Whirlpool of India is aiming to double its revenue to $1 billion by 2020 on the back of increase in revenue from non-core segments, new product innovations and growing Indian economy. The company is planning to expand its manufacturing capacity in India and to invest Rs 182 crore in the next two years to enhance its single-door refrigerator manufacturing capacity.
The increase in urbanisation, growing large distinct income groups, growing share of large cities, shift in age groups and an urge for a standard lifestyle are the critical stimuli in the sector. The consumer durable market is also likely to witness a growing demand as the government plans to invest significantly in rural electrification.
Brokerage: BP Wealth
Company has established market dominance largely from customisable and distinguished product portfolio. It is a niche player in stainless steel segment.

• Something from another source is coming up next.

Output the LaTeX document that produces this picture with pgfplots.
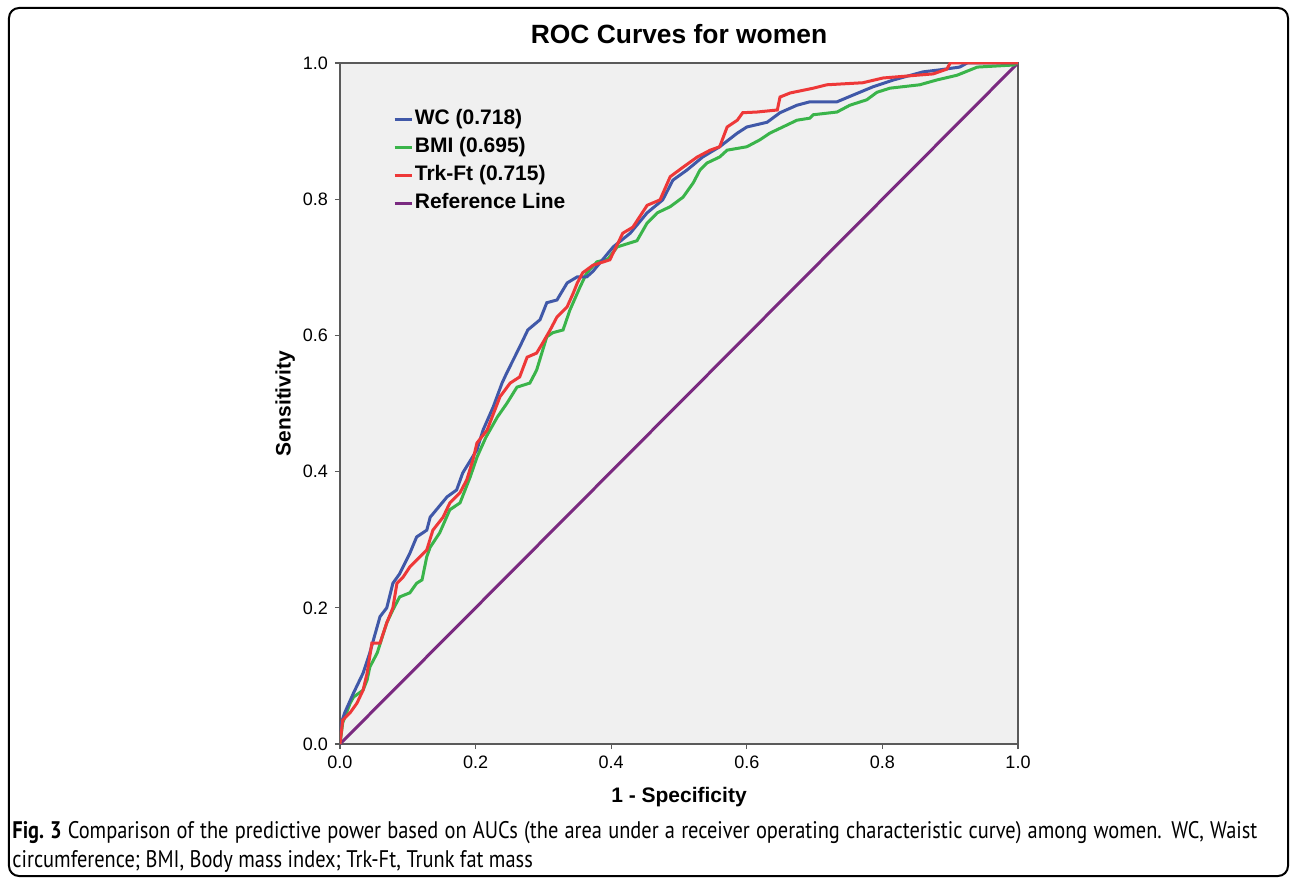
\documentclass[border=0pt]{standalone}
\usepackage{fontspec}
\setmainfont{Liberation Sans}
\newfontfamily\capfont[FakeStretch=0.85]{PT Sans}
\usepackage{pgfplots}
\pgfplotsset{compat=1.18}

\definecolor{wcblue}{RGB}{64,88,168}
\definecolor{bmigreen}{RGB}{58,180,74}
\definecolor{trkred}{RGB}{238,56,56}
\definecolor{refpurple}{RGB}{122,42,128}
\definecolor{plotbg}{RGB}{240,240,240}
\definecolor{axisgray}{RGB}{90,90,90}

\pgfplotstableread{
x y
0 0
0 0.025
0.007 0.046
0.02 0.075
0.034 0.104
0.044 0.134
0.059 0.187
0.069 0.2
0.078 0.236
0.088 0.25
0.103 0.28
0.113 0.304
0.128 0.314
0.133 0.333
0.158 0.363
0.172 0.373
0.181 0.398
0.202 0.432
0.211 0.461
0.226 0.495
0.239 0.530
0.246 0.545
0.265 0.583
0.277 0.608
0.295 0.623
0.305 0.648
0.320 0.652
0.335 0.677
0.35 0.686
0.364 0.686
0.373 0.694
0.403 0.73
0.428 0.75
0.453 0.78
0.476 0.799
0.491 0.828
0.512 0.843
0.535 0.862
0.56 0.877
0.586 0.897
0.60 0.906
0.63 0.913
0.649 0.927
0.674 0.938
0.693 0.943
0.733 0.943
0.757 0.953
0.786 0.965
0.816 0.975
0.86 0.987
0.885 0.99
0.914 0.994
0.925 1.0
1 1
}\wctable

\pgfplotstableread{
x y
0 0
0.004 0.031
0.015 0.06
0.02 0.069
0.034 0.079
0.04 0.094
0.044 0.113
0.055 0.134
0.069 0.178
0.078 0.197
0.088 0.216
0.103 0.222
0.113 0.236
0.121 0.241
0.128 0.275
0.133 0.289
0.147 0.31
0.162 0.344
0.177 0.354
0.192 0.392
0.202 0.421
0.215 0.45
0.232 0.48
0.246 0.5
0.261 0.524
0.28 0.53
0.29 0.549
0.305 0.598
0.314 0.604
0.329 0.608
0.339 0.637
0.354 0.671
0.364 0.692
0.379 0.708
0.395 0.712
0.409 0.73
0.438 0.739
0.453 0.765
0.468 0.78
0.487 0.789
0.506 0.803
0.521 0.824
0.531 0.843
0.541 0.853
0.56 0.862
0.571 0.872
0.6 0.877
0.619 0.887
0.634 0.897
0.653 0.906
0.674 0.916
0.693 0.919
0.698 0.924
0.733 0.928
0.752 0.938
0.777 0.946
0.792 0.957
0.811 0.963
0.855 0.968
0.88 0.975
0.91 0.982
0.94 0.994
0.993 0.997
1 1
}\bmitable

\pgfplotstableread{
x y
0 0
0.004 0.035
0.015 0.046
0.025 0.06
0.034 0.079
0.04 0.104
0.047 0.148
0.059 0.148
0.069 0.178
0.078 0.2
0.084 0.236
0.093 0.245
0.103 0.26
0.113 0.27
0.128 0.285
0.137 0.314
0.152 0.333
0.162 0.354
0.177 0.369
0.187 0.388
0.196 0.417
0.202 0.442
0.217 0.461
0.236 0.51
0.251 0.53
0.265 0.539
0.276 0.568
0.29 0.574
0.299 0.589
0.31 0.608
0.32 0.627
0.335 0.642
0.344 0.662
0.35 0.677
0.358 0.692
0.373 0.703
0.398 0.711
0.417 0.75
0.432 0.759
0.453 0.791
0.472 0.799
0.487 0.833
0.506 0.847
0.527 0.862
0.546 0.872
0.56 0.877
0.571 0.906
0.586 0.916
0.594 0.927
0.615 0.928
0.645 0.931
0.649 0.95
0.664 0.956
0.698 0.963
0.718 0.968
0.771 0.971
0.801 0.978
0.875 0.984
0.895 0.991
0.90 1.0
1 1
}\trktable

\begin{document}
\begin{tikzpicture}
\begin{axis}[
    at={(0,0)}, anchor=south west,
    width=339pt, height=340.5pt, scale only axis,
    xmin=0, xmax=1, ymin=0, ymax=1,
    xtick={0,0.2,0.4,0.6,0.8,1}, ytick={0,0.2,0.4,0.6,0.8,1},
    xtick pos=bottom, ytick pos=left,
    tick align=outside, major tick length=2.5pt,
    tick style={axisgray, line width=0.6pt},
    axis line style={axisgray, line width=0.6pt},
    axis background/.style={fill=plotbg},
    xticklabel style={/pgf/number format/.cd, fixed, fixed zerofill, precision=1, assume math mode=true},
    yticklabel style={/pgf/number format/.cd, fixed, fixed zerofill, precision=1, assume math mode=true},
    ticklabel style={font=\fontsize{9}{10}\selectfont},
    title={ROC Curves for women},
    title style={at={(axis description cs:0.5,1)}, anchor=base, yshift=3.5pt, font=\fontsize{13.2}{15}\selectfont\bfseries},
    xlabel={1 - Specificity},
    ylabel={Sensitivity},
    xlabel style={at={(axis description cs:0.5,-0.078)}, anchor=center, font=\fontsize{10.5}{12}\selectfont\bfseries},
    ylabel style={at={(axis description cs:-0.081,0.5)}, anchor=center, rotate=0, font=\fontsize{10.5}{12}\selectfont\bfseries},
    legend cell align=left,
    legend style={draw=none, fill=none, inner sep=0pt, at={(rel axis cs:0.078,0.931)}, anchor=north west,
        font=\fontsize{10.5}{12}\selectfont\bfseries, row sep=5pt, column sep=1pt,
        nodes={inner sep=0pt, text height=7pt, text depth=2pt}},
    legend image code/.code={\draw[#1, line width=1.3pt] (0pt,0pt) -- (8.5pt,0pt);},
]
\addlegendimage{wcblue}
\addlegendentry{WC (0.718)}
\addlegendimage{bmigreen}
\addlegendentry{BMI (0.695)}
\addlegendimage{trkred}
\addlegendentry{Trk-Ft (0.715)}
\addlegendimage{refpurple}
\addlegendentry{Reference Line}

\addplot[refpurple, line width=1.5pt, forget plot] coordinates {(0,0) (1,1)};
\addplot[bmigreen, line width=1.5pt, forget plot] table[x=x, y=y] {\bmitable};
\addplot[wcblue, line width=1.5pt, forget plot] table[x=x, y=y] {\wctable};
\addplot[trkred, line width=1.5pt, forget plot] table[x=x, y=y] {\trktable};
\end{axis}

\draw[line width=1pt, rounded corners=5pt] (-165.5pt,-66pt) rectangle (474pt,368pt);

\node[anchor=base west, inner sep=0pt, font=\capfont\fontsize{12}{14}\selectfont] at (-164pt,-47pt)
  {\makebox[622.5pt][s]{\textbf{Fig.~3} Comparison of the predictive power based on AUCs (the area under a receiver operating characteristic curve) among women. WC, Waist}};
\node[anchor=base west, inner sep=0pt, font=\capfont\fontsize{12}{14}\selectfont] at (-164pt,-61.5pt)
  {circumference; BMI, Body mass index; Trk-Ft, Trunk fat mass};

\pgfresetboundingbox
\path[use as bounding box] (-170pt,-67.5pt) rectangle (475pt,372pt);
\end{tikzpicture}
\end{document}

Its new capacity commissioning would add more opportunity to addressable market. Revival in capex cycle will drive higher operating leverage.
Considering its leadership position in the domestic stainless steel pipe segment, we believe Ratnamani is best suited to benefit from the impending revival in the domestic capex cycle in oil refinery, petrochemicals, power and fertiliser sectors. We expect Revenue/EBITDA/PAT to grow at CAGR of 23.3 /33.4 /31.1 percent respectively from FY18-FY21.